From the very first line of the data to the line containing "import math", retype everything exactly, leaving the pictures behind.

[DATA SHOWN]
....................

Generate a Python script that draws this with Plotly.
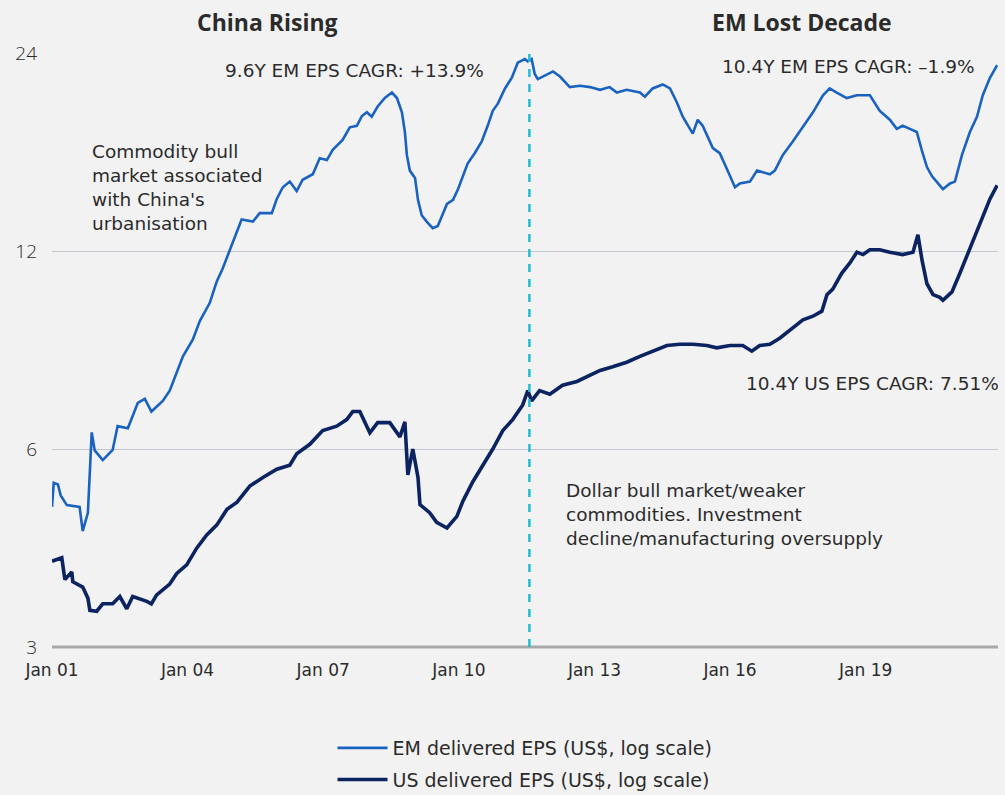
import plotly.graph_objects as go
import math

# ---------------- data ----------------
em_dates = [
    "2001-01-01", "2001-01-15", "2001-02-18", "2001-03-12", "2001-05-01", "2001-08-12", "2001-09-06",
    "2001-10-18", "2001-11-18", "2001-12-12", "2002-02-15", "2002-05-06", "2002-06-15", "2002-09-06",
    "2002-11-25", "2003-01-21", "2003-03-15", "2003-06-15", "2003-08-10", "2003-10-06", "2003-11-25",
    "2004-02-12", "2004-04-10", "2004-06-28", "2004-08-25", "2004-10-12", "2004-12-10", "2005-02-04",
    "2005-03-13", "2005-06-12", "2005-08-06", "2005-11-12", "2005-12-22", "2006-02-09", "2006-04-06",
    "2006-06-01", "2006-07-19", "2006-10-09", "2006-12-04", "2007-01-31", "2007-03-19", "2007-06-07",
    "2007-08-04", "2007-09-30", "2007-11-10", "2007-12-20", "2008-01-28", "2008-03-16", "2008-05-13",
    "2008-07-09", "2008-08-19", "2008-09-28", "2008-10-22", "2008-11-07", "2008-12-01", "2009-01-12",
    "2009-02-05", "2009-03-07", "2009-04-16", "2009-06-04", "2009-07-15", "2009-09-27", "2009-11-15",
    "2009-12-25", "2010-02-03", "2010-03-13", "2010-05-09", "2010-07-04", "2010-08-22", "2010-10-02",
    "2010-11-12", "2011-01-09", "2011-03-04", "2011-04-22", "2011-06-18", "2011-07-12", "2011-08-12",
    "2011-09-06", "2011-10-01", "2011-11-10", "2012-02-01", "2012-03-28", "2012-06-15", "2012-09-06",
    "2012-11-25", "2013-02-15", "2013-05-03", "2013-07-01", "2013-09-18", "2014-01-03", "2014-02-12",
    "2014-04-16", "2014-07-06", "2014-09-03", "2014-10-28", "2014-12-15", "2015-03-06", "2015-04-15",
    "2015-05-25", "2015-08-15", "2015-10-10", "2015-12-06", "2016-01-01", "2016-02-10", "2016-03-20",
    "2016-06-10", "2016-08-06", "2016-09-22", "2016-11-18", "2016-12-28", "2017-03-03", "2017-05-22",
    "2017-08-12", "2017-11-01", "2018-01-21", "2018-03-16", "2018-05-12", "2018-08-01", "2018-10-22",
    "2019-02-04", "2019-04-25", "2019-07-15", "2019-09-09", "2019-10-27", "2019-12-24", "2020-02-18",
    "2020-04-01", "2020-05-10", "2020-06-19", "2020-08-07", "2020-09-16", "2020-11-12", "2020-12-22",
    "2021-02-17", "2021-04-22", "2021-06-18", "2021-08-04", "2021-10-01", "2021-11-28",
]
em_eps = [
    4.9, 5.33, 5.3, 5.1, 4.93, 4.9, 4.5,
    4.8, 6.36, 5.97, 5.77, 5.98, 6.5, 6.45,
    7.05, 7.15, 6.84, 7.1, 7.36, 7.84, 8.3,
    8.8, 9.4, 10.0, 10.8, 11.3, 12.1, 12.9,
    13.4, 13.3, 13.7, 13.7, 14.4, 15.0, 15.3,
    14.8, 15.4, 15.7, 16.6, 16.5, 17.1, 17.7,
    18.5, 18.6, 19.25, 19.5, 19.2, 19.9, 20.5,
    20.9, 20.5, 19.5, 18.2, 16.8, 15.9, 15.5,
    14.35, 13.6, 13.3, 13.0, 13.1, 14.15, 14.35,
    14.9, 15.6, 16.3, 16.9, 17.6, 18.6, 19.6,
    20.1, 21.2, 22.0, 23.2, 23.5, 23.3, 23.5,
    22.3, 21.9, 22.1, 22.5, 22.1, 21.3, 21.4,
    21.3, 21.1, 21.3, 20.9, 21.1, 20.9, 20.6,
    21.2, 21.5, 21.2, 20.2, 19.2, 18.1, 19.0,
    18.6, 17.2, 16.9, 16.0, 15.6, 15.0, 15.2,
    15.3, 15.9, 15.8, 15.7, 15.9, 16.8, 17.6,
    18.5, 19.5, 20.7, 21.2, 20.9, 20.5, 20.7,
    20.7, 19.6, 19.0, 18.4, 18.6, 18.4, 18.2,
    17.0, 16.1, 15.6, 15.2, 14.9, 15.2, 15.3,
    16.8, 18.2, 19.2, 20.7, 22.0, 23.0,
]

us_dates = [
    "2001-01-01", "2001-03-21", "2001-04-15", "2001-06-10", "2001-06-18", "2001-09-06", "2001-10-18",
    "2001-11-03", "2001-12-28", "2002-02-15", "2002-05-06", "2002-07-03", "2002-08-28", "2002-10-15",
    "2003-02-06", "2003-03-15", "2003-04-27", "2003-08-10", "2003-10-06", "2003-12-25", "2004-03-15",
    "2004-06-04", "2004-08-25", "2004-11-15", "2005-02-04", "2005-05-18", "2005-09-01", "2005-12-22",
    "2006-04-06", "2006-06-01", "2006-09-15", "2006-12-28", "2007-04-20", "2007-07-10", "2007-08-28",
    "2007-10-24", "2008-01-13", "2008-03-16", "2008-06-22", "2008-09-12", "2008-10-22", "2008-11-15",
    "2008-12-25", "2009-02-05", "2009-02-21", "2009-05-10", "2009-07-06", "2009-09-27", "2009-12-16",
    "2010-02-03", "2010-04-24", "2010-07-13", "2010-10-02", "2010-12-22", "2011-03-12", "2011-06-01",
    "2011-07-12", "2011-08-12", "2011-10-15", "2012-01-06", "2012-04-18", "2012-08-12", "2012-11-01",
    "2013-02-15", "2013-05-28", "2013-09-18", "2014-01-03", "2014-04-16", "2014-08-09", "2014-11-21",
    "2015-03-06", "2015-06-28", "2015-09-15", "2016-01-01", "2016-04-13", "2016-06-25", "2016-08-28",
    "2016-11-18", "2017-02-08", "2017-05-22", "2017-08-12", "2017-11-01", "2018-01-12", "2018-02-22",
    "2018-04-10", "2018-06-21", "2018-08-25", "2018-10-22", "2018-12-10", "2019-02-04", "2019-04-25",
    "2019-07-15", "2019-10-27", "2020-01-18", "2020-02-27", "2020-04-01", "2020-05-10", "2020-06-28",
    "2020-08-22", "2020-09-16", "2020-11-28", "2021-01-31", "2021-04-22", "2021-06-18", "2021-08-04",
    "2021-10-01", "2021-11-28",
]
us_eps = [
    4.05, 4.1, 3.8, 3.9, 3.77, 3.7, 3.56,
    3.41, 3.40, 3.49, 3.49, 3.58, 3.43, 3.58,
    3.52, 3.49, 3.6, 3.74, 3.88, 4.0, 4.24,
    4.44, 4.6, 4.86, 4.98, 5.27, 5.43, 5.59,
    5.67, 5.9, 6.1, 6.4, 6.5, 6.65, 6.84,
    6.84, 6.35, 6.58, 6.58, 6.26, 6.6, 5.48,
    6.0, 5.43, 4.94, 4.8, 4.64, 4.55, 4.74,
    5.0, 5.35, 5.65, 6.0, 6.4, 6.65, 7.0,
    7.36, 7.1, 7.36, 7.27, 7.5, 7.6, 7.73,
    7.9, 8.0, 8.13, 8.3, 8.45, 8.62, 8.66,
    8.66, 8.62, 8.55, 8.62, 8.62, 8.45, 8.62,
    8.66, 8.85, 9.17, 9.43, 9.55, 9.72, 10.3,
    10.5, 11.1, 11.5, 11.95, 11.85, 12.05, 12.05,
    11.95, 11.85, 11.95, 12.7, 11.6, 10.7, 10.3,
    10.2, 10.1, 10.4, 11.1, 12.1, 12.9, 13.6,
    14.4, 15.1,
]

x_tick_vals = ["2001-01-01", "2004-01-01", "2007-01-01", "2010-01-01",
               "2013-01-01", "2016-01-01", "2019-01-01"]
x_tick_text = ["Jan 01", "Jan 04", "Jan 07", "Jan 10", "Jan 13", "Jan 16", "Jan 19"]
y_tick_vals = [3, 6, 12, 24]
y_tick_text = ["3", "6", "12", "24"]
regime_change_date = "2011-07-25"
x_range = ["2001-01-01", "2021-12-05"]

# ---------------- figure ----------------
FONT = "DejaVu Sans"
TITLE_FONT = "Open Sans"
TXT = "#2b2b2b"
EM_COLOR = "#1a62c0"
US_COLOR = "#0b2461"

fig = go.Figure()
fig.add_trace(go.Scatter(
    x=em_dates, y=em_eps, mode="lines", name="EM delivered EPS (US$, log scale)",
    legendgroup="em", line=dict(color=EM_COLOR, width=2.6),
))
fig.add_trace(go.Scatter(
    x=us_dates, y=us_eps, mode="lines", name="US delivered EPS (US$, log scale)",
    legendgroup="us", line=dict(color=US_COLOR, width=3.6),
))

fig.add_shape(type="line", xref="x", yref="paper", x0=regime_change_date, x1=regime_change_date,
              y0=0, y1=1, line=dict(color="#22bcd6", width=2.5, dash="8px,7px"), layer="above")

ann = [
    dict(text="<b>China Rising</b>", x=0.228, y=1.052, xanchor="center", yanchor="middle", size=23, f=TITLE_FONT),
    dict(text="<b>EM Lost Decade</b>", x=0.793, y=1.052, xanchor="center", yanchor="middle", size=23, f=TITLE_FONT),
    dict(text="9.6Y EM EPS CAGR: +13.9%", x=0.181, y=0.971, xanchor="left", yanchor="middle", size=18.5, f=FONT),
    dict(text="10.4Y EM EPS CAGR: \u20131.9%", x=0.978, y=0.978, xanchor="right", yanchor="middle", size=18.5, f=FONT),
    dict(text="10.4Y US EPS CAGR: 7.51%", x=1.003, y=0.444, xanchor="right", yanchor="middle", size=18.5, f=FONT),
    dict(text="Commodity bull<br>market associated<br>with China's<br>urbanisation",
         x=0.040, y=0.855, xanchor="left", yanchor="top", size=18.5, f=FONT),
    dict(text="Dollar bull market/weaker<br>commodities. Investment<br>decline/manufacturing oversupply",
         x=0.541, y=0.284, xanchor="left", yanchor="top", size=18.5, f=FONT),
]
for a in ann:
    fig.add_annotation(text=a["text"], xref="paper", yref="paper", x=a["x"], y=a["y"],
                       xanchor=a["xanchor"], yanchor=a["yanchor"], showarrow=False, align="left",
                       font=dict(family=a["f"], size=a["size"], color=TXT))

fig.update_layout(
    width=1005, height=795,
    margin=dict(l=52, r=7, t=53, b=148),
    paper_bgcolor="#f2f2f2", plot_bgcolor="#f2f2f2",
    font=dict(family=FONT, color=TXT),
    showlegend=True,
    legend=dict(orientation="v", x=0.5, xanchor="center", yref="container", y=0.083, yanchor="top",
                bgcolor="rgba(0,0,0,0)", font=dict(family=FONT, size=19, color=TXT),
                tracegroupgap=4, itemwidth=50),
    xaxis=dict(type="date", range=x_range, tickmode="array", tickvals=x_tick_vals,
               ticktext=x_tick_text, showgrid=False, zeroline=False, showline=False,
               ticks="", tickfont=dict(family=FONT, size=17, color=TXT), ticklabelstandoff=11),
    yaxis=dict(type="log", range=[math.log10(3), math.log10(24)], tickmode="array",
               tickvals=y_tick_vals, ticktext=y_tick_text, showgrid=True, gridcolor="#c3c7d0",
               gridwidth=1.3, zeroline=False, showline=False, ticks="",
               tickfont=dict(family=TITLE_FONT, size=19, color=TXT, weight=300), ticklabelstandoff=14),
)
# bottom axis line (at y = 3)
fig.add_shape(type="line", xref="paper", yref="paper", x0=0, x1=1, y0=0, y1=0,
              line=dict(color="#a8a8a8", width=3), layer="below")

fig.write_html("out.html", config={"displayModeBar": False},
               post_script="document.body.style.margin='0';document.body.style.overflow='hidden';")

....................

[WORKED SOLUTION]
Generate a Python script that draws this with Plotly.
import plotly.graph_objects as go
import math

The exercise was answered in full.